March 10, 2026
Recovering Losses After Real Estate Wire Fraud in Texas: Legal Options and Liability Issues
Real estate wire fraud often strikes at the worst possible moment, when buyers and sellers are focused on closing deadlines and large transfers. These schemes in Texas commonly involve spoofed emails, compromised inboxes, or altered wiring instructions that redirect funds to a criminal-controlled account. Because wires can be cleared quickly, early action can determine whether any money is frozen and later recovered. If you believe a transfer was diverted, promptly preserve records and seek legal guidance from a lawyer in McAllen, Texas.
What is Real Estate Wire Fraud?
Real estate wire fraud is a form of deception that causes a party to send closing funds to the wrong account based on falsified wiring instructions. The criminal may impersonate a title company, lender, real estate agent, or attorney, or may gain access to a legitimate email thread and insert new instructions. Federal agencies have repeatedly warned that business email compromise scams frequently target real estate transactions because they rely on email and large dollar transfers.
Proving Real Estate Fraud
Successful claims usually depend on showing who sent what instructions, what safeguards existed, and whether any party failed to follow required procedures. Evidence often includes the purchase contract, closing disclosures, email headers, login alerts, bank wire confirmations, and call logs showing verification steps or the lack of them. Where common-law fraud is alleged, the proof typically centers on a material misrepresentation, reliance, and damages, while other claims focus on whether a duty was owed and breached. Criminal investigations can also support civil recovery efforts, as shown by a Southern District of Texas prosecution involving a title company employee and a real estate wire fraud scheme tied to McAllen.
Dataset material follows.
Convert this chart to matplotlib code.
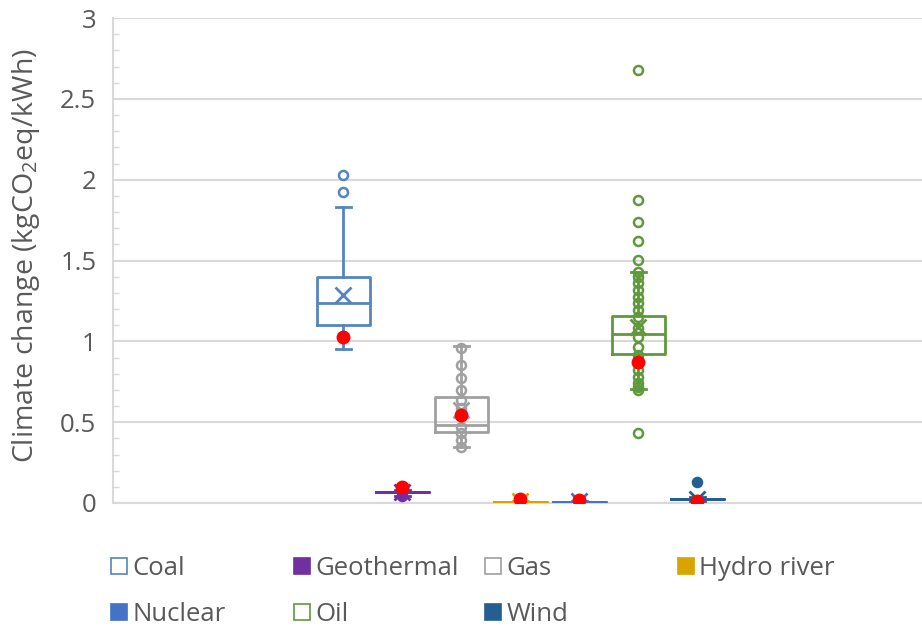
import matplotlib
matplotlib.use("Agg")
import matplotlib.pyplot as plt
from matplotlib.lines import Line2D
import numpy as np

plt.rcParams['font.family'] = ['Open Sans', 'DejaVu Sans']
plt.rcParams['mathtext.fontset'] = 'custom'
plt.rcParams['mathtext.rm'] = 'Open Sans'

categories = ['Coal', 'Geothermal', 'Gas', 'Hydro river', 'Nuclear', 'Oil', 'Wind']
colors = ['#5585BE', '#7030A0', '#A0A0A0', '#D8A400', '#4472C4', '#5E9A3C', '#255E91']
hollow = [True, False, True, False, False, True, False]

q1 = [1.10, 0.066, 0.441, 0.004, 0.004, 0.921, 0.022]
med = [1.235, 0.066, 0.482, 0.004, 0.004, 1.043, 0.022]
q3 = [1.40, 0.066, 0.657, 0.006, 0.006, 1.158, 0.026]
whislo = [0.95, 0.045, 0.348, 0.002, 0.002, 0.703, 0.012]
whishi = [1.833, 0.08, 0.97, 0.010, 0.010, 1.427, 0.035]
means = [1.286, 0.068, 0.575, 0.012, 0.012, 1.09, 0.025]
outliers = [[2.028, 1.921], [], [], [], [], [2.678, 1.874, 1.74, 1.622, 1.503, 0.431], [0.132]]
inner_points = [
    [],
    [0.045, 0.05],
    [0.959, 0.853, 0.773, 0.699, 0.637, 0.587, 0.47, 0.433, 0.39, 0.346],
    [],
    [],
    [1.427, 1.40, 1.36, 1.317, 1.276, 1.235, 1.194, 1.152, 1.08, 1.028, 0.967,
     0.915, 0.87, 0.822, 0.781, 0.74, 0.72, 0.70],
    [],
]
red_points = [1.025, 0.10, 0.544, 0.025, 0.019, 0.874, 0.014]

yticks = [0, 0.5, 1, 1.5, 2, 2.5, 3]
ytick_labels = ['0', '0.5', '1', '1.5', '2', '2.5', '3']

fig = plt.figure(figsize=(9.22, 6.28), dpi=100)
ax = fig.add_axes([113 / 922, (628 - 503) / 628, 1 - 113 / 922, (503 - 18) / 628])

grey_txt = '#595959'
positions = np.arange(len(categories))

for i, cat in enumerate(categories):
    c = colors[i]
    stats = [dict(med=med[i], q1=q1[i], q3=q3[i], whislo=whislo[i], whishi=whishi[i],
                  mean=means[i], fliers=outliers[i], label=cat)]
    mfc = 'none' if hollow[i] else c
    ax.bxp(stats, positions=[positions[i]], widths=0.9, capwidths=0.25,
           showmeans=True, patch_artist=False,
           boxprops=dict(color=c, linewidth=2),
           medianprops=dict(color=c, linewidth=2),
           whiskerprops=dict(color=c, linewidth=2),
           capprops=dict(color=c, linewidth=2),
           meanprops=dict(marker='x', markeredgecolor=c, markersize=11, markeredgewidth=2),
           flierprops=dict(marker='o', markerfacecolor=mfc, markeredgecolor=c,
                           markersize=6.5, markeredgewidth=1.8),
           zorder=3)
    if inner_points[i]:
        ax.plot([positions[i]] * len(inner_points[i]), inner_points[i], linestyle='none',
                marker='o', markerfacecolor=mfc, markeredgecolor=c, markersize=6.5,
                markeredgewidth=1.8, zorder=3)

ax.plot(positions, red_points, linestyle='none', marker='o', color='#FF0000',
        markersize=9, zorder=5)

ax.set_xlim(-3.9, 9.81)
ax.set_ylim(0, 3)
ax.set_yticks(yticks)
ax.set_yticklabels(ytick_labels)
ax.set_yticks(np.arange(0, 3.01, 0.1), minor=True)
ax.set_xticks([])
ax.yaxis.grid(True, which='major', color='#D9D9D9', linewidth=1.5)
ax.set_axisbelow(True)
ax.tick_params(axis='y', which='major', length=0, pad=12, labelsize=18.5, labelcolor=grey_txt)
ax.tick_params(axis='y', which='minor', direction='in', length=4, color='#D9D9D9', width=1)
for s in ['top', 'right']:
    ax.spines[s].set_visible(False)
for s in ['left', 'bottom']:
    ax.spines[s].set_color('#D9D9D9')
    ax.spines[s].set_linewidth(1.5)

ax.set_ylabel(r'Climate change (kgCO$_\mathregular{2}$eq/kWh)', fontsize=20.5, color=grey_txt)
ax.yaxis.set_label_coords(-0.088, 0.51)

# legend: four columns of fixed spacing
cols = [[0, 4], [1, 5], [2, 6], [3]]
col_x = [113, 296, 487, 680]
for xi, idxs in zip(col_x, cols):
    handles = []
    for i in idxs:
        fc = 'white' if hollow[i] else colors[i]
        handles.append(Line2D([], [], linestyle='none', marker='s', markersize=12,
                              markerfacecolor=fc, markeredgecolor=colors[i], markeredgewidth=1.2,
                              label=categories[i]))
    fig.legend(handles=handles, loc='upper left', bbox_to_anchor=(xi / 922, 1 - 556 / 628),
               frameon=False, fontsize=18.5, labelcolor=grey_txt, handlelength=0.5,
               handletextpad=0.25, labelspacing=0.8, borderpad=0, borderaxespad=0)

fig.savefig('out.png', dpi=100)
What are Some Legal Options That You Can Explore?
Time matters as far as legal remedies are concerned. Many recovery strategies work best in the first hours and days, but they can still be used later depending on where the funds traveled and who received them.
Seek immediate injunctive relief to freeze funds
A temporary restraining order or similar emergency relief may help prevent dissipation if the recipient account is identified quickly and the funds are still traceable.
Pursue claims under the Texas Uniform Commercial Code funds-transfer rules
Texas has adopted Uniform Commercial Code Article 4A in the Business and Commerce Code, which governs many wire-transfer disputes and sets rules for when a customer is bound by a payment order and when a bank may shift loss based on “commercially reasonable” security procedures.
Evaluate contract-based claims tied to closing instructions
If a closing agent, escrow holder, or other party agreed in writing to follow specific disbursement instructions and deviated from them, breach of contract may be available depending on the documents and roles.
Use fraudulent transfer and tracing remedies to claw back proceeds
If stolen funds were moved to intermediaries or used to buy assets, recovery may be pursued through tracing theories and fraudulent transfer statutes where the requirements are met.
Liability Issues In Real Estate Wire Fraud
Liability is frequently disputed because multiple actors touch the real estate transaction, but not all duties are the same. For banks, Texas courts often look closely at Article 4A and the parties’ agreements, and Article 4A can restrict or displace certain negligence-style theories that attempt to reframe a wire dispute outside the statute. In Cadence Bank, N.A. v. Elizondo, the Supreme Court of Texas rejected an attempt to impose contractual duties on a bank based on an administrative wire-transfer form, reinforcing that written documents must actually create the duty claimed.
In Compass Bank v. Calleja-Ahedo, the Supreme Court of Texas addressed losses from identity-theft-driven fraudulent transactions and held, on the record presented, that the customer rather than the bank bore the financial consequences, underscoring how account agreements and governing law can drive outcome.
For commercial accounts, “security procedure” disputes are common. In some cases, the court addresses whether security procedures were commercially reasonable and emphasized the relevance of offered safeguards and customer choices.
For title companies, brokers, and other closing participants, liability more often turns on agency relationships, written closing instructions, verification practices, and whether representations about wire procedures were accurate. These cases are fact-specific, and the paper trail frequently decides who bears the loss.
Recover Losses After Real Estate Wire Fraud in Texas
Real estate wire fraud cases in Texas are won or lost on documentation, speed, and a clear theory of who owed what duty under the governing agreements and the Texas Business and Commerce Code. Keep every email, confirmation, and bank record, and act quickly to preserve evidence and trace funds.